■ STORED DATA
________

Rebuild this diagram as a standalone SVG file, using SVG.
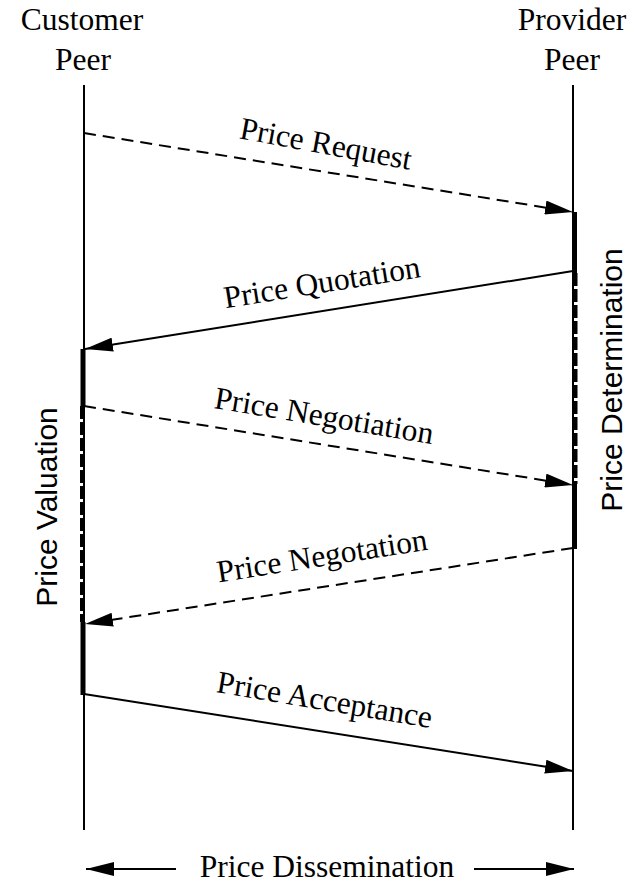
<svg xmlns="http://www.w3.org/2000/svg" width="640" height="885" viewBox="0 0 640 885">
<style>
.serif{font-family:"Liberation Serif","Times New Roman",serif;font-size:31.5px;fill:#000}
.sans{font-family:"Liberation Sans",Arial,sans-serif;font-size:30px;fill:#000}
.life{stroke:#000;stroke-width:2;fill:none}
.msg{stroke:#000;stroke-width:2;fill:none}
.dash{stroke-dasharray:12 7}
.bar{stroke:#000;stroke-width:5;fill:none}
.bardash{stroke:#000;stroke-width:5;fill:none;stroke-dasharray:13 3}
</style>
<defs>
<marker id="ah" viewBox="0 0 28 14" refX="28" refY="7" markerWidth="28" markerHeight="14" markerUnits="userSpaceOnUse" orient="auto">
<path d="M0,0 L28,7 L0,14 Z" fill="#000"/>
</marker>
</defs>
<g id="customer">
<text class="serif" x="82" y="30" text-anchor="middle">Customer</text>
<text class="serif" x="83" y="70" text-anchor="middle">Peer</text>
<line class="life" x1="84" y1="85" x2="84" y2="830"/>
<line class="bar" x1="83" y1="349" x2="83" y2="406"/>
<line class="bardash" x1="82.5" y1="406" x2="82.5" y2="622"/>
<line class="bar" x1="83" y1="622" x2="83" y2="695"/>
<text class="sans" transform="translate(57,507) rotate(-90)" text-anchor="middle">Price Valuation</text>
</g>
<g id="provider">
<text class="serif" x="572" y="30" text-anchor="middle">Provider</text>
<text class="serif" x="572" y="70" text-anchor="middle">Peer</text>
<line class="life" x1="573" y1="85" x2="573" y2="830"/>
<line class="bar" x1="574.5" y1="212" x2="574.5" y2="273"/>
<line class="bardash" x1="575" y1="273" x2="575" y2="484"/>
<line class="bar" x1="574.5" y1="484" x2="574.5" y2="549"/>
<text class="sans" transform="translate(622,380) rotate(-90)" text-anchor="middle">Price Determination</text>
</g>
<g id="connectors">
<line class="msg dash" x1="84" y1="133" x2="573" y2="212" marker-end="url(#ah)"/>
<line class="msg" x1="573" y1="271" x2="85" y2="349" marker-end="url(#ah)"/>
<line class="msg dash" x1="84" y1="406" x2="573" y2="485" marker-end="url(#ah)"/>
<line class="msg dash" x1="573" y1="548" x2="85" y2="624" marker-end="url(#ah)"/>
<line class="msg" x1="84" y1="694" x2="573" y2="771" marker-end="url(#ah)"/>
<line class="msg" x1="176" y1="869" x2="86" y2="869" marker-end="url(#ah)"/>
<line class="msg" x1="474" y1="869" x2="574" y2="869" marker-end="url(#ah)"/>
</g>
<g id="labels">
<text class="serif" transform="translate(324,154) rotate(10.5)" text-anchor="middle">Price Request</text>
<text class="serif" transform="translate(323.5,292.6) rotate(-9.1)" text-anchor="middle">Price Quotation</text>
<text class="serif" transform="translate(322.5,426) rotate(9.4)" text-anchor="middle">Price Negotiation</text>
<text class="serif" transform="translate(323.5,566) rotate(-8.9)" text-anchor="middle">Price Negotation</text>
<text class="serif" transform="translate(323,710) rotate(9.5)" text-anchor="middle">Price Acceptance</text>
<text class="serif" x="327" y="877" text-anchor="middle">Price Dissemination</text>
</g>
</svg>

________

■ GIVEN EXERCISE
With the pictures left out, transcribe the material exactly.

■ RESPONSE
Rebuild this diagram as a standalone SVG file, using SVG.
<svg xmlns="http://www.w3.org/2000/svg" width="640" height="885" viewBox="0 0 640 885">
<style>
.serif{font-family:"Liberation Serif","Times New Roman",serif;font-size:31.5px;fill:#000}
.sans{font-family:"Liberation Sans",Arial,sans-serif;font-size:30px;fill:#000}
.life{stroke:#000;stroke-width:2;fill:none}
.msg{stroke:#000;stroke-width:2;fill:none}
.dash{stroke-dasharray:12 7}
.bar{stroke:#000;stroke-width:5;fill:none}
.bardash{stroke:#000;stroke-width:5;fill:none;stroke-dasharray:13 3}
</style>
<defs>
<marker id="ah" viewBox="0 0 28 14" refX="28" refY="7" markerWidth="28" markerHeight="14" markerUnits="userSpaceOnUse" orient="auto">
<path d="M0,0 L28,7 L0,14 Z" fill="#000"/>
</marker>
</defs>
<g id="customer">
<text class="serif" x="82" y="30" text-anchor="middle">Customer</text>
<text class="serif" x="83" y="70" text-anchor="middle">Peer</text>
<line class="life" x1="84" y1="85" x2="84" y2="830"/>
<line class="bar" x1="83" y1="349" x2="83" y2="406"/>
<line class="bardash" x1="82.5" y1="406" x2="82.5" y2="622"/>
<line class="bar" x1="83" y1="622" x2="83" y2="695"/>
<text class="sans" transform="translate(57,507) rotate(-90)" text-anchor="middle">Price Valuation</text>
</g>
<g id="provider">
<text class="serif" x="572" y="30" text-anchor="middle">Provider</text>
<text class="serif" x="572" y="70" text-anchor="middle">Peer</text>
<line class="life" x1="573" y1="85" x2="573" y2="830"/>
<line class="bar" x1="574.5" y1="212" x2="574.5" y2="273"/>
<line class="bardash" x1="575" y1="273" x2="575" y2="484"/>
<line class="bar" x1="574.5" y1="484" x2="574.5" y2="549"/>
<text class="sans" transform="translate(622,380) rotate(-90)" text-anchor="middle">Price Determination</text>
</g>
<g id="connectors">
<line class="msg dash" x1="84" y1="133" x2="573" y2="212" marker-end="url(#ah)"/>
<line class="msg" x1="573" y1="271" x2="85" y2="349" marker-end="url(#ah)"/>
<line class="msg dash" x1="84" y1="406" x2="573" y2="485" marker-end="url(#ah)"/>
<line class="msg dash" x1="573" y1="548" x2="85" y2="624" marker-end="url(#ah)"/>
<line class="msg" x1="84" y1="694" x2="573" y2="771" marker-end="url(#ah)"/>
<line class="msg" x1="176" y1="869" x2="86" y2="869" marker-end="url(#ah)"/>
<line class="msg" x1="474" y1="869" x2="574" y2="869" marker-end="url(#ah)"/>
</g>
<g id="labels">
<text class="serif" transform="translate(324,154) rotate(10.5)" text-anchor="middle">Price Request</text>
<text class="serif" transform="translate(323.5,292.6) rotate(-9.1)" text-anchor="middle">Price Quotation</text>
<text class="serif" transform="translate(322.5,426) rotate(9.4)" text-anchor="middle">Price Negotiation</text>
<text class="serif" transform="translate(323.5,566) rotate(-8.9)" text-anchor="middle">Price Negotation</text>
<text class="serif" transform="translate(323,710) rotate(9.5)" text-anchor="middle">Price Acceptance</text>
<text class="serif" x="327" y="877" text-anchor="middle">Price Dissemination</text>
</g>
</svg>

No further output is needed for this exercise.